I could have been one of those foodie who checks out blogs, vlogs, discovers new restaurants, travels, eats, clicks and repeats. But my romance with food is never that exciting, not even in my childhood. I’ve always been that person who has his or her own comfy food and doesn’t like to experience and try new stuff. But I do find the beauty in the masterpiece, whenever I see some cool pictures of foods along with some cliché caption below, I won’t lie that my stomach grumbles and mouth waters. But mark my words “that’s a rare case”. But then something struck me last Thursday like why I was stressing so hard to find my food story when I’ve always had a sweet tooth with many sweets stories in my life. I believe that my “sweet tooth” journey started because of my paapu’s habit of bringing sweets every Friday evening when he came back from his office. As a child I would sit there anticipating my father to come, but honestly speaking, my anticipation would be more for the sweets rather than my father coming home.
“Chori dhoka khola” would make my heart jump realizing that the sweets had arrived. I would run downstairs faster than flash where my father would be expecting a hug from me but all I did was snatch the sweets and walk upstairs, leaving my father hanging. The taste of Gulab Jaamun from Guptas & Guptas was my personal ecstasy which started my sweet tooth journey. Talking about my sweet tooth voyage, another incident that never leaves my mind is during my stay in Bangalore where I used to hate the food cooked in coconut oil, in which they cooked everything, but loved the sweets which literally were my dinner during my stay there. I still don’t understand how I didn’t get cavities, even after having sweets as dinner for 5 days straight. But even if I did get cavities it would have been worth it because the sweets they had were amazing contrast to their food.

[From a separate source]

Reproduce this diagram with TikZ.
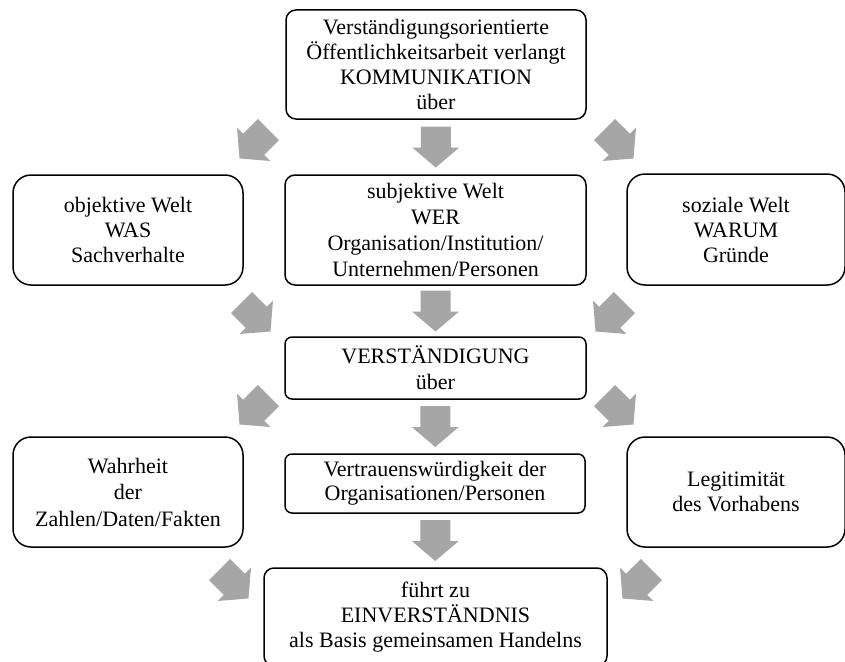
\documentclass[tikz,border=0pt]{standalone}
\usepackage{fontspec}
\setmainfont{Liberation Serif}
\usetikzlibrary{calc}
\definecolor{arrowgray}{HTML}{A6A6A6}
\begin{document}
\begin{tikzpicture}[x=1pt,y=-1pt,
  box/.style={draw=black, line width=1.5pt, align=center, inner sep=0pt,
    font=\fontsize{22}{25}\selectfont, text=black},
  sidebox/.style={box, rounded corners=18pt},
  midbox/.style={box, rounded corners=10pt},
  flatbox/.style={box, rounded corners=7pt},
  barrow/.pic={\fill[arrowgray] (-20.5,-15) -- (0.5,-15) -- (0.5,-23.5) -- (20.5,0)
     -- (0.5,23.5) -- (0.5,15) -- (-20.5,15) -- cycle;}]
\useasboundingbox (0,0) rectangle (845,661);
\clip (0,0) rectangle (845,661);
\fill[white] (0,0) rectangle (845,661);

% nodes
\node[midbox, minimum width=300pt, minimum height=109pt] (top) at (436,64.5)
  {Verständigungsorientierte\\Öffentlichkeitsarbeit verlangt\\KOMMUNIKATION\\über};
\node[sidebox, minimum width=230pt, minimum height=110pt] (obj) at (128,230)
  {objektive Welt\\WAS\\Sachverhalte};
\node[midbox, minimum width=301pt, minimum height=110pt,
  font=\fontsize{22}{26}\selectfont] (subj) at (435.5,230)
  {subjektive Welt\\WER\\Organisation/Institution/\\Unternehmen/Personen};
\node[sidebox, minimum width=218pt, minimum height=111pt] (soz) at (736,229.5)
  {soziale Welt\\WARUM\\Gründe};
\node[flatbox, minimum width=301pt, minimum height=62pt,
  font=\fontsize{22}{26}\selectfont] (verst) at (435.5,368)
  {VERSTÄNDIGUNG\\über};
\node[sidebox, minimum width=230pt, minimum height=110pt,
  font=\fontsize{22}{26.5}\selectfont] (wahr) at (128,492)
  {Wahrheit\\der\\Zahlen/Daten/Fakten};
\node[flatbox, minimum width=300pt, minimum height=59pt,
  font=\fontsize{22}{24}\selectfont] (vertr) at (435,483.5)
  {Vertrauenswürdigkeit der\\Organisationen/Personen};
\node[sidebox, minimum width=218pt, minimum height=110pt] (leg) at (736,492)
  {Legitimität\\des Vorhabens};
\node[midbox, minimum width=343pt, minimum height=98pt] (einv) at (435.5,617)
  {führt zu\\EINVERSTÄNDNIS\\als Basis gemeinsamen Handelns};

% central block arrows
\pic[rotate=-90] at ($(top.south)!0.5!(subj.north)$) {barrow};
\pic[rotate=-90] at ($(subj.south)!0.5!(verst.north)$) {barrow};
\pic[rotate=-90] at ($(verst.south)!0.5!(vertr.north)$) {barrow};
\pic[rotate=-90] at ($(vertr.south)!0.5!(einv.north)$) {barrow};

% diagonal block arrows
\pic[rotate=-135] at (254,144) {barrow};
\pic[rotate=-45]  at (619,144) {barrow};
\pic[rotate=-45]  at (256,317) {barrow};
\pic[rotate=-135] at (610,317) {barrow};
\pic[rotate=-135] at (254,410) {barrow};
\pic[rotate=-45]  at (619,410) {barrow};
\pic[rotate=-45]  at (234,584) {barrow};
\pic[rotate=-135] at (637,584) {barrow};
\end{tikzpicture}
\end{document}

Another “sweet story” very close to me is about Naryanghat ko jeri. So one Dashain we were not able to celebrate it as a family member passed away. We went to Narayanghat, my aunt’s place where I was introduced to the best tasting Jeri I had ever had in my life. I was never a big Jeri fan but the Jeri I had there, had a different magic in its taste. Since it was Dashain, we played cards the entire day and every time I won some money, that Jeri shop was my go to stop. Those days Jeri was what I had the entire time. For breakfast, I had it with swari and some halwa and for dinner I had it as dessert.
As I told before I always have had a sweet tooth and a lot of sweet stories during different times of my life. To be honest, sweets were one of the things that I found happiness in and I have so many memories created because of sweets. One of the closest stories of my sweet tooth journey was when I tasted Bengali sweets for the first time in my life, to which I was instantly hooked on to. So a friend of my father always used to send us those exotic Bengali sweets from Bangladesh which I always loved, one day I had some work and I went to my father’s office where I met my father’s friend for the first time. At first he asked me if I knew him or not, and I said no because obviously I had never seen him before. Then he introduced himself as my “sweet dealer” which surprised me at first but I was happy to finally meet him. Since then I always greeted him with a big smile every time I saw him and I felt like he was a family. The best thing about this story is that a box of sweets brought me close to someone I never knew and made him a part of my life. Now he is my favorite human being. (Smiles)
The final story of my “sweet addiction” is something that reoccurs every year and I find this very funny but what can I say? “Sweets are LOVE” So something that I have been doing since a very long time is that, whenever I buy sweets as gifts for my mom and dad for different occasions(especially father’s and mother’s day) I give it to them, I take it back and eat it all by myself not sparing even a grain for them. I feel that sweets always bring out the inner kid in me and I guess it is the main reason to why I’m so in love with sweets.This is the real beauty of food, remembering my sweet tooth voyage I came to understand how food helps make new memories, cherish the old ones and have new experiences in our life. Every sweet story of mine helped me experience something new or I got a chance to get close to someone. I feel that food connects us in the happiest way possible, and it is a mini Disneyland for everyone.